Load Balancing with Gate

Gate provides sophisticated load balancing capabilities at two distinct levels:

Frontend Load Balancing - Distributing player connections across multiple Gate proxy instances
Backend Load Balancing - Distributing connections from Gate to backend Minecraft servers

This dual-layer approach enables highly scalable and resilient Minecraft network architectures.

Architecture Overview

Frontend Load Balancing

Distribute incoming player connections across multiple Gate instances for horizontal scaling and high availability.
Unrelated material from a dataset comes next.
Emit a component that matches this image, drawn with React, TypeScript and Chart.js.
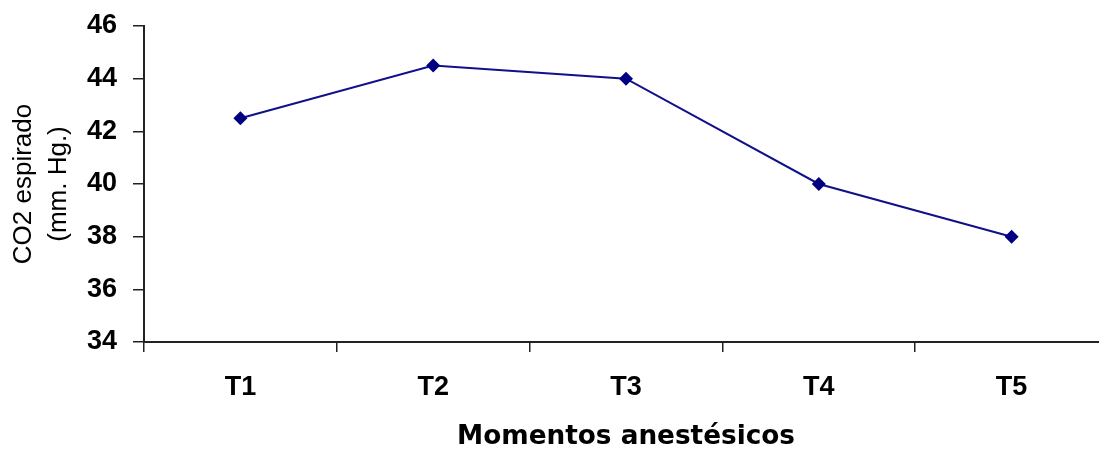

Method 1: Gate Connect (Recommended)

The simplest approach uses Gate Connect’s built-in load balancing:

config.yml (All instances)

connect:
  enabled: true
  name: shared-endpoint-name  # Same on all instances

Setup:

Configure first Gate instance with Connect
Copy the connect.json token file
Deploy additional instances with the same endpoint name and token

Benefits:

Zero configuration load balancing
Automatic health checks
Built-in failover
No additional infrastructure required

Use Cases:

Home servers without static IPs
Development and testing environments
Quick production deployments
Dynamic infrastructure (cloud, containers)
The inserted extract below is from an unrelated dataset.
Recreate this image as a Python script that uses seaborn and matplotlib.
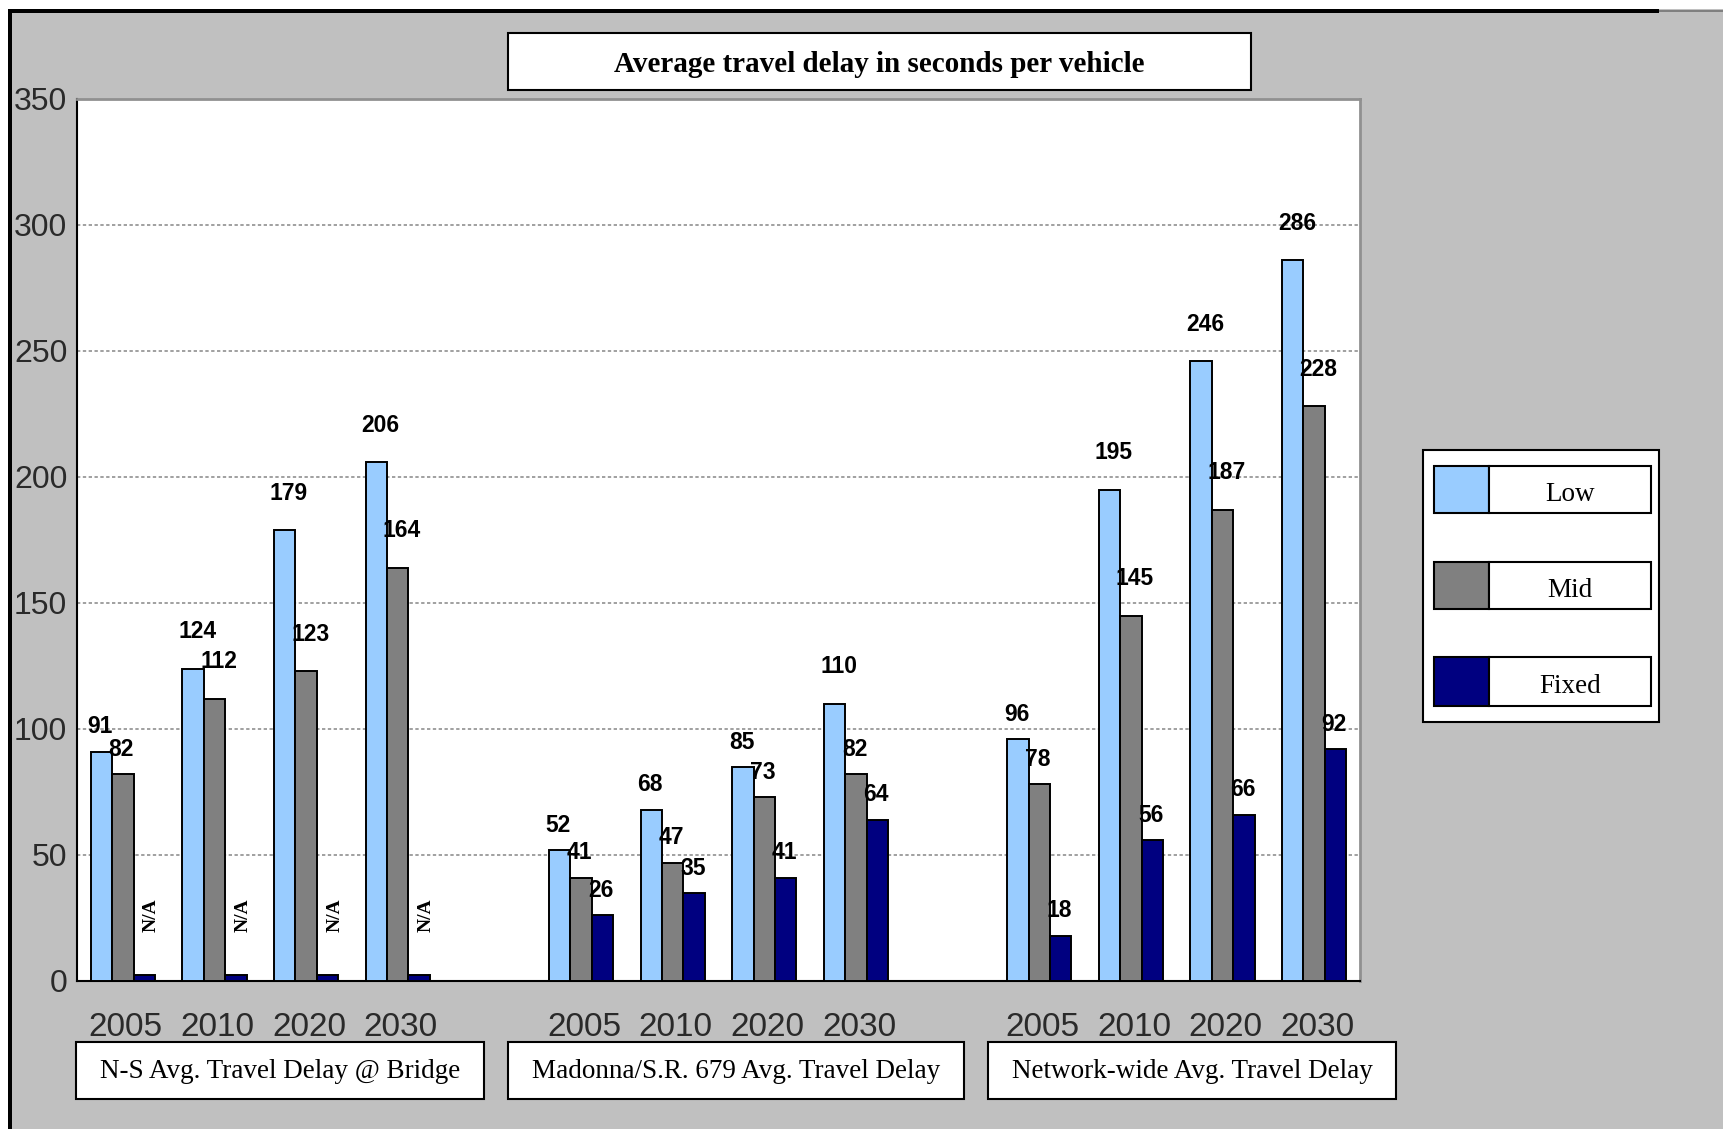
import numpy as np
import pandas as pd
import seaborn as sns
import matplotlib.pyplot as plt
import matplotlib.transforms as mtrans
from matplotlib.patches import Rectangle

# chart data
years = ['2005', '2010', '2020', '2030']
groups = ['N-S Avg. Travel Delay @ Bridge',
          'Madonna/S.R. 679 Avg. Travel Delay',
          'Network-wide Avg. Travel Delay']
scenarios = ['Low', 'Mid', 'Fixed']
colors = ['#99CCFF', '#808080', '#000080']

low = [91, 124, 179, 206, 52, 68, 85, 110, 96, 195, 246, 286]
mid = [82, 112, 123, 164, 41, 47, 73, 82, 78, 145, 187, 228]
# N-S fixed values are not available, drawn as a small stub bar
fixed = [2.5, 2.5, 2.5, 2.5, 26, 35, 41, 64, 18, 56, 66, 92]
fixed_na = [True, True, True, True] + [False] * 8

title = 'Average travel delay in seconds per vehicle'

# slot order with an empty slot between groups
order = []
slot_year = []
for g in range(len(groups)):
    for y in years:
        order.append(f'{g}-{y}')
        slot_year.append(y)
    if g < len(groups) - 1:
        order.append(f'gap{g}')
        slot_year.append('')
data_slots = [s for s in order if not s.startswith('gap')]

rows = []
for name, vals in zip(scenarios, [low, mid, fixed]):
    for slot, v in zip(data_slots, vals):
        rows.append({'slot': slot, 'scenario': name, 'value': v})
df = pd.DataFrame(rows)

sns.set_style('white')
fig = plt.figure(figsize=(17.23, 11.29), dpi=100, facecolor='white')
W, H = 1723, 1129


def fig_rect(x0, y0, x1, y1, **kw):
    # pixel box (top-left origin) -> figure fraction
    r = Rectangle((x0 / W, 1 - y1 / H), (x1 - x0) / W, (y1 - y0) / H,
                  transform=fig.transFigure, **kw)
    fig.patches.append(r)
    return r


# silver background with black top/left frame
fig_rect(8, 9, W + 5, H + 5, facecolor='#C0C0C0', edgecolor='none', zorder=0)
fig_rect(8, 9, 12, H + 5, facecolor='black', edgecolor='none', zorder=1)
fig_rect(8, 9, 1659, 13, facecolor='black', edgecolor='none', zorder=1)
fig_rect(1659, 10, W + 5, 12, facecolor='#808080', edgecolor='none', zorder=1)

ax = fig.add_axes([77 / W, 1 - 981 / H, (1360 - 77) / W, (981 - 99) / H])
ax.set_zorder(1.5)
ax.set_facecolor('white')

sns.barplot(data=df, x='slot', y='value', hue='scenario', order=order,
            hue_order=scenarios, palette=colors, width=0.7, saturation=1,
            edgecolor='black', linewidth=1.4, legend=False, ax=ax, zorder=3)

ax.set_xlim(-0.5, len(order) - 0.5)
ax.set_ylim(0, 350)
ax.set_yticks(np.arange(0, 351, 50))
ax.set_xlabel('')
ax.set_ylabel('')

# value labels
label_font = dict(family='Liberation Sans', weight='bold', size=16.5, color='black')
for cont, vals, name in zip(ax.containers, [low, mid, fixed], scenarios):
    bars = sorted(cont.patches, key=lambda b: b.get_x())
    for i, (bar, v) in enumerate(zip(bars, vals)):
        cx = bar.get_x() + bar.get_width() / 2
        if name == 'Fixed' and fixed_na[i]:
            ax.text(cx + 0.08, 26, 'N/A', rotation=90, ha='center', va='center',
                    family='Liberation Serif', weight='bold', size=14,
                    color='black', zorder=5)
            continue
        txt = str(int(v))
        off = 0.4 + 8.7 * len(txt)
        dx = 3 if len(txt) > 2 else -1
        ax.annotate(txt, (cx, v), xytext=(dx, off), textcoords='offset points',
                    ha='center', va='center', zorder=5, **label_font)

# axes styling
ax.yaxis.grid(True, linestyle=(0, (2, 1.5)), color='#909090', linewidth=1.2, zorder=0)
for side in ['left', 'bottom']:
    ax.spines[side].set_color('black')
    ax.spines[side].set_linewidth(1.5)
for side in ['top', 'right']:
    ax.spines[side].set_color('#909090')
    ax.spines[side].set_linewidth(2)

ax.set_xticks(np.arange(-0.5, len(order), 1))
ax.set_xticklabels([])
ax.set_xticks(np.arange(len(order)), minor=True)
ax.set_xticklabels(slot_year, minor=True)
ax.tick_params(axis='x', which='major', direction='out', length=6, width=1.5, color='black')
ax.tick_params(axis='x', which='minor', length=0, pad=22, labelsize=24, labelcolor='#2a2a2a')
ax.tick_params(axis='y', direction='out', length=5, width=1.5, color='black',
               labelsize=23, labelcolor='#2a2a2a', pad=2)
shift = mtrans.ScaledTranslation(3 / 100, 0, fig.dpi_scale_trans)
for t in ax.get_xticklabels(minor=True):
    t.set_family('Liberation Sans')
    t.set_transform(t.get_transform() + shift)
for t in ax.get_yticklabels():
    t.set_family('Liberation Sans')

# title box
fig_rect(508, 33, 1251, 90, facecolor='white', edgecolor='black', linewidth=1.5, zorder=2)
fig.text((508 + 1251) / 2 / W, 1 - 64 / H, title, ha='center', va='center',
         family='Liberation Serif', weight='bold', size=21, color='black', zorder=3)

# group label boxes
group_boxes = [(76, 484), (508, 964), (988, 1396)]
for (x0, x1), g in zip(group_boxes, groups):
    fig_rect(x0, 1042, x1, 1099, facecolor='white', edgecolor='black', linewidth=1.5, zorder=2)
    fig.text((x0 + x1) / 2 / W, 1 - 1071 / H, g, ha='center', va='center',
             family='Liberation Serif', size=19.5, color='black', zorder=3)

# legend
fig_rect(1423, 450, 1659, 722, facecolor='white', edgecolor='black', linewidth=1.5, zorder=2)
entry_y = [(466, 513), (562, 609), (657, 706)]
for (y0, y1), name, c in zip(entry_y, scenarios, colors):
    fig_rect(1434, y0, 1489, y1, facecolor=c, edgecolor='black', linewidth=1.5, zorder=3)
    fig_rect(1489, y0, 1651, y1, facecolor='white', edgecolor='black', linewidth=1.5, zorder=3)
    fig.text((1489 + 1651) / 2 / W, 1 - ((y0 + y1) / 2 + 5) / H, name, ha='center', va='center',
             family='Liberation Serif', size=19.5, color='black', zorder=4)

fig.savefig('out.png', dpi=100, facecolor=fig.get_facecolor())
Method 2: Kubernetes Service

For cloud-native deployments, use Kubernetes native load balancing:

gate-deployment.yaml

apiVersion: v1
kind: Service
metadata:
  name: gate-proxy
spec:
  type: LoadBalancer
  selector:
    app: gate
  ports:
  - protocol: TCP
    port: 25565
    targetPort: 25565
  sessionAffinity: ClientIP  # Sticky sessions for player consistency
  sessionAffinityConfig:
    clientIP:
      timeoutSeconds: 10800  # 3 hours
---
apiVersion: apps/v1
kind: Deployment
metadata:
  name: gate-proxy
spec:
  replicas: 3
  selector:
    matchLabels:
      app: gate
  template:
    metadata:
      labels:
        app: gate
    spec:
      containers:
      - name: gate
        image: ghcr.io/minekube/gate:latest
        ports:
        - containerPort: 25565
        resources:
          requests:
            memory: "512Mi"
            cpu: "500m"
          limits:
            memory: "2Gi"
            cpu: "2000m"

Key Configuration:

sessionAffinity: ClientIP - Ensures players reconnect to same instance
replicas: 3 - Run three Gate instances
Resource limits prevent resource starvation

Benefits:

Native cloud integration
Health check automation
Auto-scaling capabilities
Enterprise-grade reliability

Method 3: TCP Load Balancer (HAProxy/nginx)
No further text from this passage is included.